• **STATED PROBLEM**
Restate the listing that follows word for word, without its pictures.

----

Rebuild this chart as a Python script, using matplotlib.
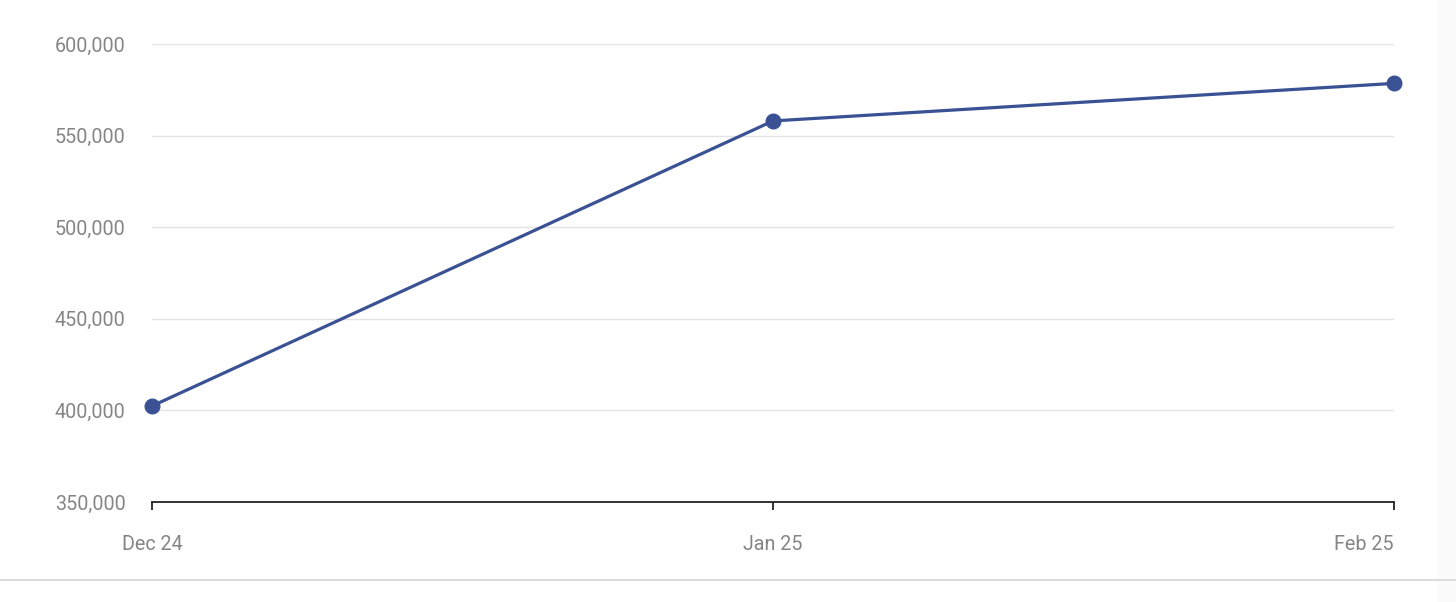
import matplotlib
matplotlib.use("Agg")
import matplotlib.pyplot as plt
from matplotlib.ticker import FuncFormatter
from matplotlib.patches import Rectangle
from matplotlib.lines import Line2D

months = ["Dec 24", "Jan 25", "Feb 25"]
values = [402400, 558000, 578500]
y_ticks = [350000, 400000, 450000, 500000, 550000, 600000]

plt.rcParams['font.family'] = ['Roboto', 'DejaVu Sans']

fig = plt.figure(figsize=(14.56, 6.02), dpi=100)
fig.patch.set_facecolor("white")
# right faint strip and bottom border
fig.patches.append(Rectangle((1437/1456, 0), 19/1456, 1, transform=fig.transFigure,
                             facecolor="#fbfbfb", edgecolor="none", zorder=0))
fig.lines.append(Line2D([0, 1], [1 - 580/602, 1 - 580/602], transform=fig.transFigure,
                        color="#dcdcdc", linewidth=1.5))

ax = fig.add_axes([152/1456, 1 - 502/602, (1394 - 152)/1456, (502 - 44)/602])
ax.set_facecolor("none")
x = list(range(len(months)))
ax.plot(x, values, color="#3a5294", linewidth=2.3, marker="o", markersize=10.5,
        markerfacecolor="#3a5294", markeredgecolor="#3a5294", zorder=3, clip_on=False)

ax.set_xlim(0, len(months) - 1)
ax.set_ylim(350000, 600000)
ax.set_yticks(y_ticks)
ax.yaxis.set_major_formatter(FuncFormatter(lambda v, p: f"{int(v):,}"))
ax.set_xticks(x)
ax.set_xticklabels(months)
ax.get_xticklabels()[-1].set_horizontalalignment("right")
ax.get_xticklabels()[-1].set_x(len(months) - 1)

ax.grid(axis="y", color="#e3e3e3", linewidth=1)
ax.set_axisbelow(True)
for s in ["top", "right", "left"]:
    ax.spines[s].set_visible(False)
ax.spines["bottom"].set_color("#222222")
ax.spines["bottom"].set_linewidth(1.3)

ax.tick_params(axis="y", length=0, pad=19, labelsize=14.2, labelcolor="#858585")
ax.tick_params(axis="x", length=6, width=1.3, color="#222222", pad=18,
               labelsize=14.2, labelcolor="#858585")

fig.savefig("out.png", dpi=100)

----

• **THE SOLUTION**
Rebuild this chart as a Python script, using matplotlib.
import matplotlib
matplotlib.use("Agg")
import matplotlib.pyplot as plt
from matplotlib.ticker import FuncFormatter
from matplotlib.patches import Rectangle
from matplotlib.lines import Line2D

months = ["Dec 24", "Jan 25", "Feb 25"]
values = [402400, 558000, 578500]
y_ticks = [350000, 400000, 450000, 500000, 550000, 600000]

plt.rcParams['font.family'] = ['Roboto', 'DejaVu Sans']

fig = plt.figure(figsize=(14.56, 6.02), dpi=100)
fig.patch.set_facecolor("white")
# right faint strip and bottom border
fig.patches.append(Rectangle((1437/1456, 0), 19/1456, 1, transform=fig.transFigure,
                             facecolor="#fbfbfb", edgecolor="none", zorder=0))
fig.lines.append(Line2D([0, 1], [1 - 580/602, 1 - 580/602], transform=fig.transFigure,
                        color="#dcdcdc", linewidth=1.5))

ax = fig.add_axes([152/1456, 1 - 502/602, (1394 - 152)/1456, (502 - 44)/602])
ax.set_facecolor("none")
x = list(range(len(months)))
ax.plot(x, values, color="#3a5294", linewidth=2.3, marker="o", markersize=10.5,
        markerfacecolor="#3a5294", markeredgecolor="#3a5294", zorder=3, clip_on=False)

ax.set_xlim(0, len(months) - 1)
ax.set_ylim(350000, 600000)
ax.set_yticks(y_ticks)
ax.yaxis.set_major_formatter(FuncFormatter(lambda v, p: f"{int(v):,}"))
ax.set_xticks(x)
ax.set_xticklabels(months)
ax.get_xticklabels()[-1].set_horizontalalignment("right")
ax.get_xticklabels()[-1].set_x(len(months) - 1)

ax.grid(axis="y", color="#e3e3e3", linewidth=1)
ax.set_axisbelow(True)
for s in ["top", "right", "left"]:
    ax.spines[s].set_visible(False)
ax.spines["bottom"].set_color("#222222")
ax.spines["bottom"].set_linewidth(1.3)

ax.tick_params(axis="y", length=0, pad=19, labelsize=14.2, labelcolor="#858585")
ax.tick_params(axis="x", length=6, width=1.3, color="#222222", pad=18,
               labelsize=14.2, labelcolor="#858585")

fig.savefig("out.png", dpi=100)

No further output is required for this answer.